Condemnation of private property is an unpleasant, though relatively infrequent, reality for local governments. In the past month, the City Council conducted two public hearings, condemned two properties, provided the required 90 days for remediation, and then ultimately had the uninhabitable structures demolished. Neighbors living near the condemned properties witnessed many years of violations and neglect that impacted their quality of life and their property values. Sadly, time and patience had run out – for all those involved.

Even so, as citizens living in a free society, we place great respect and value on preserving individual property rights. Condemning a property is not taken lightly and is one of the final steps in a process intended to encourage abatement modifications (also known simply as cleanup and repair) by the property owner rather than the City. In our community, we understand that many are faced with difficult economic times and other societal and personal challenges that often take precedence over the general upkeep of an existing property. It is not our mission to create hardship for residents. However, when living in a community – there are certain expectations set by code that are required. One’s personal property must meet minimum standard codes to ‘maintain health, safety and the welfare’ of citizens, as well as ‘protect neighbors against physical, visual and economic deterioration.’ (Int. Property Maintenance Code 101.3.1)

Enforcing City Code is not an easy, or inexpensive, task. This past summer, our City Inspection office sent out 13 building notices, 4 stop work orders, mowed 14 properties, hung 247 ‘mow tags,’ mailed 29 mow notices, gave 35 environmental and 14 tow notices. City inspectors spend considerable time face-to-face with residents discussing the issues, the requirements, and an acceptable course of action to meet City code. Each property is handled on a case-by-case basis utilizing the guidelines adopted by City Ordinance 1888. The process of bringing a property up to code is often long and fraught with challenges – from locating the property owner of an uninhabited structure to working within the health and time restraints of those property owners not meeting code.

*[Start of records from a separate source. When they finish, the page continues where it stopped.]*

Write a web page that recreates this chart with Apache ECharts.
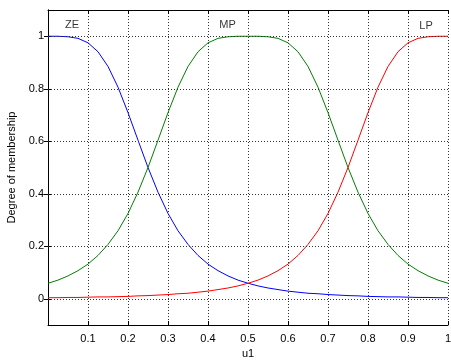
<!DOCTYPE html>
<html>
<head>
<meta charset="utf-8">
<script src="https://cdn.jsdelivr.net/npm/echarts@6/dist/echarts.min.js"></script>
<style>html,body{margin:0;padding:0;background:#fff;}#c{width:451px;height:360px;}</style>
</head>
<body>
<div id="c"></div>
<script>
var xs = [0,0.025,0.05,0.075,0.1,0.125,0.15,0.175,0.2,0.225,0.25,0.275,0.3,0.325,0.35,0.375,0.4,0.425,0.45,0.475,0.5,0.525,0.55,0.575,0.6,0.625,0.65,0.675,0.7,0.725,0.75,0.775,0.8,0.825,0.85,0.875,0.9,0.925,0.95,0.975,1];
var ze = [1.000,1.000,0.998,0.992,0.975,0.941,0.885,0.806,0.709,0.604,0.500,0.406,0.325,0.259,0.207,0.165,0.132,0.107,0.087,0.071,0.059,0.049,0.041,0.035,0.029,0.025,0.021,0.019,0.016,0.014,0.012,0.011,0.009,0.008,0.007,0.007,0.006,0.005,0.005,0.004,0.004];
var mp = [0.059,0.071,0.087,0.107,0.132,0.165,0.207,0.259,0.325,0.406,0.500,0.604,0.709,0.806,0.885,0.941,0.975,0.992,0.998,1.000,1.000,1.000,0.998,0.992,0.975,0.941,0.885,0.806,0.709,0.604,0.500,0.406,0.325,0.259,0.207,0.165,0.132,0.107,0.087,0.071,0.059];
var lp = [0.004,0.004,0.005,0.005,0.006,0.007,0.007,0.008,0.009,0.011,0.012,0.014,0.016,0.019,0.021,0.025,0.029,0.035,0.041,0.049,0.059,0.071,0.087,0.107,0.132,0.165,0.207,0.259,0.325,0.406,0.500,0.604,0.709,0.806,0.885,0.941,0.975,0.992,0.998,1.000,1.000];
var yTicks = [0,0.2,0.4,0.6,0.8,1];
var mfNames = ['ZE','MP','LP'];
var mfLabelX = [0.06,0.449,0.945];
var mfLabelY = [1.042,1.042,1.038];

function pairs(y){ return xs.map(function(x,i){ return [x,y[i]]; }); }
var font = 'Arial, "Liberation Sans", sans-serif';
var chart = echarts.init(document.getElementById('c'), null, {renderer:'canvas'});

var gridLine = {type:[1,2], color:'#333', width:1};
var baseY = {
  type:'value', min:-0.1, max:1.1,
  axisLine:{show:true, lineStyle:{color:'#000', width:1}},
  splitLine:{show:false}
};

chart.setOption({
  animation:false,
  grid:{left:48, right:3, top:10, bottom:35, containLabel:false, outerBoundsMode:'none'},
  xAxis:[
    {type:'value', min:0, max:1, interval:0.1, position:'bottom',
     name:'u1', nameLocation:'middle', nameGap:21,
     nameTextStyle:{color:'#000', fontSize:11, fontFamily:font},
     axisLine:{show:true, onZero:false, lineStyle:{color:'#000', width:1}},
     axisTick:{show:true, inside:true, length:4, lineStyle:{color:'#000'}},
     axisLabel:{show:true, showMinLabel:false, color:'#000', fontSize:11, fontFamily:font, margin:8},
     splitLine:{show:true, lineStyle:gridLine}},
    {type:'value', min:0, max:1, interval:0.1, position:'top',
     axisLine:{show:true, onZero:false, lineStyle:{color:'#000', width:1}},
     axisTick:{show:true, inside:true, length:4, lineStyle:{color:'#000'}},
     axisLabel:{show:false}, splitLine:{show:false}}
  ],
  yAxis:[
    Object.assign({}, baseY, {position:'left',
      name:'Degree of membership', nameLocation:'middle', nameGap:29, nameRotate:90,
      nameTextStyle:{color:'#000', fontSize:11, fontFamily:font},
      axisTick:{show:true, inside:true, length:4, customValues:yTicks, lineStyle:{color:'#000'}},
      axisLabel:{show:true, customValues:yTicks, color:'#000', fontSize:11, fontFamily:font, margin:4,
        formatter:function(v){ return String(Math.round(v*10)/10); }}}),
    Object.assign({}, baseY, {position:'right',
      axisTick:{show:true, inside:true, length:4, customValues:yTicks, lineStyle:{color:'#000'}},
      axisLabel:{show:false}})
  ],
  series:[
    {type:'line', name:'ZE', data:pairs(ze), showSymbol:false, symbol:'none',
     lineStyle:{color:'#0000ff', width:1}, z:3,
     markLine:{silent:true, symbol:['none','none'], label:{show:false},
       lineStyle:gridLine, data: yTicks.map(function(v){ return {yAxis:v}; })}},
    {type:'line', name:'MP', data:pairs(mp), showSymbol:false, symbol:'none',
     lineStyle:{color:'#008000', width:1}, z:3},
    {type:'line', name:'LP', data:pairs(lp), showSymbol:false, symbol:'none',
     lineStyle:{color:'#ff0000', width:1}, z:3},
    {type:'scatter', symbolSize:0, z:4,
     data: mfNames.map(function(n,i){ return {value:[mfLabelX[i], mfLabelY[i]], name:n}; }),
     label:{show:true, position:'inside', formatter:'{b}', color:'#000', fontSize:11, fontFamily:font}}
  ]
});
</script>
</body>
</html>
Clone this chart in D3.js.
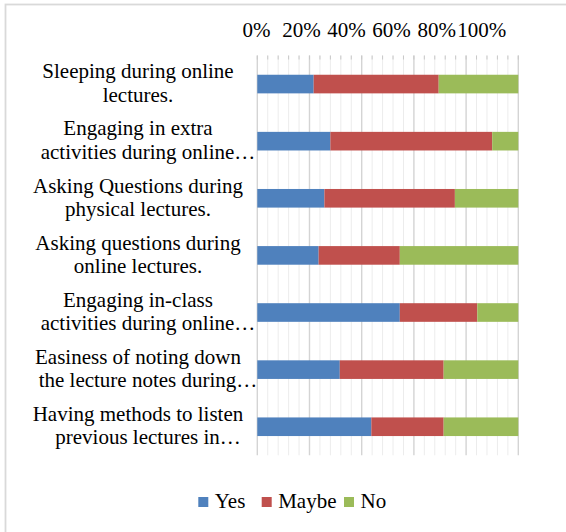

Every community has areas in which new investment and pride are needed. Augusta’s challenges enforcing code and encouraging responsible property maintenance are not unique. One method our City uses to encourage property improvement and maintenance is the Neighborhood Revitalization Plan adopted in March 2003 to ‘promote the rehabilitation, conservation, and redevelopment of areas in order to protect the public health, safety and welfare of the residents of the community.’ For economic purposes, the NRP was expanded in 2011 to include the entire City; however, the main intent remains intact.

At the end of the day, the City continues to work on code enforcement and currently our staff is compiling a list of possible suggestions and improvements to bring to the Council that could better support the code enforcement process. There are no easy solutions or shortcuts. As always, your input is welcomed.